Pour en revenir à nos brebis galeuses, cesser la médiatisation n'est pas une solution en soi. Dans une vie qui se calque au rythme de l'horloge, nous avons besoin d'évasions, d'émotions, d'un soupçon de rêve, et nous avons besoin de ces sportifs allant au bout d'eux même pour nous rappeler que nous ne sommes pas les seuls à endurer les épreuves de la vie. Quelque part, ils nous aident à nous transcender et à affronter la peine de certains jours.

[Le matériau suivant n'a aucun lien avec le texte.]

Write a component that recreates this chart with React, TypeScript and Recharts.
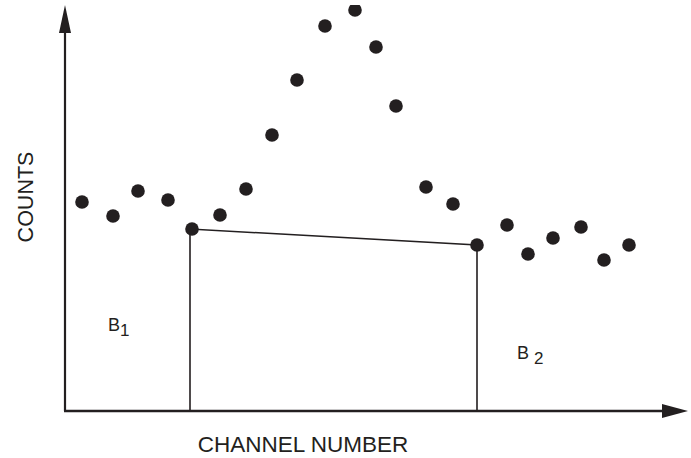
import React from 'react';
import { ComposedChart, Scatter, XAxis, YAxis, ReferenceLine, ReferenceDot, Label } from 'recharts';

// Channel numbers and counts of the measured points
const channels = [1.7, 4.8, 7.3, 10.3, 12.7, 15.5, 18.1, 20.7, 23.2, 26.0, 29.0, 31.1, 33.1, 36.1, 38.8, 41.2, 44.2, 46.3, 48.8, 51.6, 53.9, 56.4];
const counts = [104.5, 97.5, 110, 105.5, 91, 98, 111, 138, 165.5, 192.5, 200.5, 182, 152.5, 112, 103.5, 83, 93, 78.5, 86.5, 92, 75.5, 83];

// Background region (trapezoid) outline
const regionChannels = [12.5, 12.5, 41.2, 41.2];
const regionCounts = [0, 91, 83, 0];

// Axis extents
const xMax = 62.3;
const yMax = 203;

// Background labels
const bgLabels = [
  { x: 4.3, y: 40, main: 'B', sub: '1', gap: '' },
  { x: 45.2, y: 26, main: 'B', sub: '2', gap: ' ' },
];

const points = channels.map((c, i) => ({ x: c, y: counts[i] }));
const region = regionChannels.map((c, i) => ({ x: c, y: regionCounts[i] }));

const INK = '#231f20';
const FONT = "'Liberation Sans', Arial, Helvetica, sans-serif";

const Dot = (props: any) => {
  const { cx, cy } = props;
  if (cx == null || cy == null) return null;
  return <circle cx={cx} cy={cy} r={6.8} fill={INK} />;
};

const NoShape = () => null;

const ArrowV = (props: any) => {
  const { x1, y1, x2, y2 } = props;
  const top = Math.min(y1, y2);
  const bottom = Math.max(y1, y2);
  return (
    <g>
      <line x1={x1} y1={bottom} x2={x1} y2={top + 20} stroke={INK} strokeWidth={2.2} />
      <polygon points={`${x1},${top} ${x1 - 6},${top + 28} ${x1 + 6},${top + 28}`} fill={INK} />
    </g>
  );
};

const ArrowH = (props: any) => {
  const { x1, y1, x2 } = props;
  const left = Math.min(x1, x2);
  const right = Math.max(x1, x2);
  return (
    <g>
      <line x1={left - 1} y1={y1} x2={right - 20} y2={y1} stroke={INK} strokeWidth={2.4} />
      <polygon points={`${right},${y1} ${right - 26},${y1 - 7} ${right - 26},${y1 + 7}`} fill={INK} />
    </g>
  );
};

const makeBgLabel = (main: string, gap: string, sub: string) => (props: any) => {
  const { cx, cy } = props;
  return (
    <text x={cx} y={cy} fill={INK} fontFamily={FONT} fontSize={18}>
      {main + gap}
      <tspan dy={5} fontSize={17}>{sub}</tspan>
    </text>
  );
};

export default function App() {
  return (
    <div style={{ position: 'absolute', left: 0, top: 0, width: 691, height: 458, background: '#fff' }}>
      <ComposedChart width={691} height={458} margin={{ top: 5, right: 3, bottom: 0, left: 0 }}>
        <XAxis
          type="number"
          dataKey="x"
          domain={[0, xMax]}
          allowDataOverflow
          axisLine={false}
          tickLine={false}
          tick={false}
          height={47}
        >
          <Label
            content={(p: any) => {
              const vb = p.viewBox || { x: 65, y: 411 };
              return (
                <text x={vb.x + 238} y={vb.y + 41} textAnchor="middle" fill={INK} fontFamily={FONT} fontSize={22.5}>
                  CHANNEL NUMBER
                </text>
              );
            }}
          />
        </XAxis>
        <YAxis
          type="number"
          dataKey="y"
          domain={[0, yMax]}
          allowDataOverflow
          axisLine={false}
          tickLine={false}
          tick={false}
          width={65}
        >
          <Label
            content={(p: any) => {
              const vb = p.viewBox || { x: 0, y: 5 };
              const cx = vb.x + 33;
              const cy = 197;
              return (
                <text
                  x={cx}
                  y={cy}
                  transform={`rotate(-90, ${cx}, ${cy})`}
                  textAnchor="middle"
                  fill={INK}
                  fontFamily={FONT}
                  fontSize={21.5}
                >
                  COUNTS
                </text>
              );
            }}
          />
        </YAxis>
        <ReferenceLine segment={[{ x: 0, y: 0 }, { x: 0, y: yMax }]} ifOverflow="visible" shape={ArrowV} />
        <ReferenceLine segment={[{ x: 0, y: 0 }, { x: xMax, y: 0 }]} ifOverflow="visible" shape={ArrowH} />
        <Scatter
          data={region}
          dataKey="y"
          line={{ stroke: INK, strokeWidth: 1.6 }}
          lineType="joint"
          shape={NoShape}
          isAnimationActive={false}
        />
        <Scatter data={points} dataKey="y" shape={Dot} isAnimationActive={false} />
        {bgLabels.map((b) => (
          <ReferenceDot
            key={b.main + b.sub}
            x={b.x}
            y={b.y}
            r={0}
            ifOverflow="visible"
            shape={makeBgLabel(b.main, b.gap, b.sub)}
          />
        ))}
      </ComposedChart>
    </div>
  );
}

La propreté dans le sport serait tellement bénéfique. Nous aurions droit alors à de fabuleux retournements de situations, une course comme le Tour de France aurait alors cent héros au lien de n'en avoir qu'un. Je ne crois pas en l'homme parfait, nous avons tous des défaillances. Fatigue morale ou physique, les jours se suivent et ne se ressemblent pas. Dans ces moments difficiles, s'il fallait n'avoir qu'une seule certitude, elle serait de croire que demain sera un jour meilleur.
Il y a au fond de moi beaucoup de frustrations et d'amertume lorsque les lauriers se posent sur la tête des tricheurs. Nous les connaissons tous, et lorsqu'ils tombent, personne n'est surpris. Mais ce qui me rassure, c'est que certains (pas tous, bien sûr, mais j'ose croire qu'un jour...) font le geste de trop, la piqûre de trop, ou sont impliqués dans de grandes affaires, et ils tombent. Pour ceux qui ont la foi, c'est un soulagement et une belle satisfaction.
Je ne cesse de croire, encore et toujours. Chaque fois que je prends le départ d'une course, sur la même ligne que les tricheurs, cette conviction m'aide à me dépasser.
Ils tomberont. Un jour, aujourd'hui, demain, dans dix ans, cent ans... mais ils tomberont!
Aujourd'hui, la lutte anti dopage a une longueur de retard, mais laissons le temps au temps. Un jour, à force d'entraînement, d'espoir et de conviction, les derniers rattraperont les premiers, et ce jour-là sera la plus belle gloire du Sport.
Mais surtout, ne perdons pas espoir.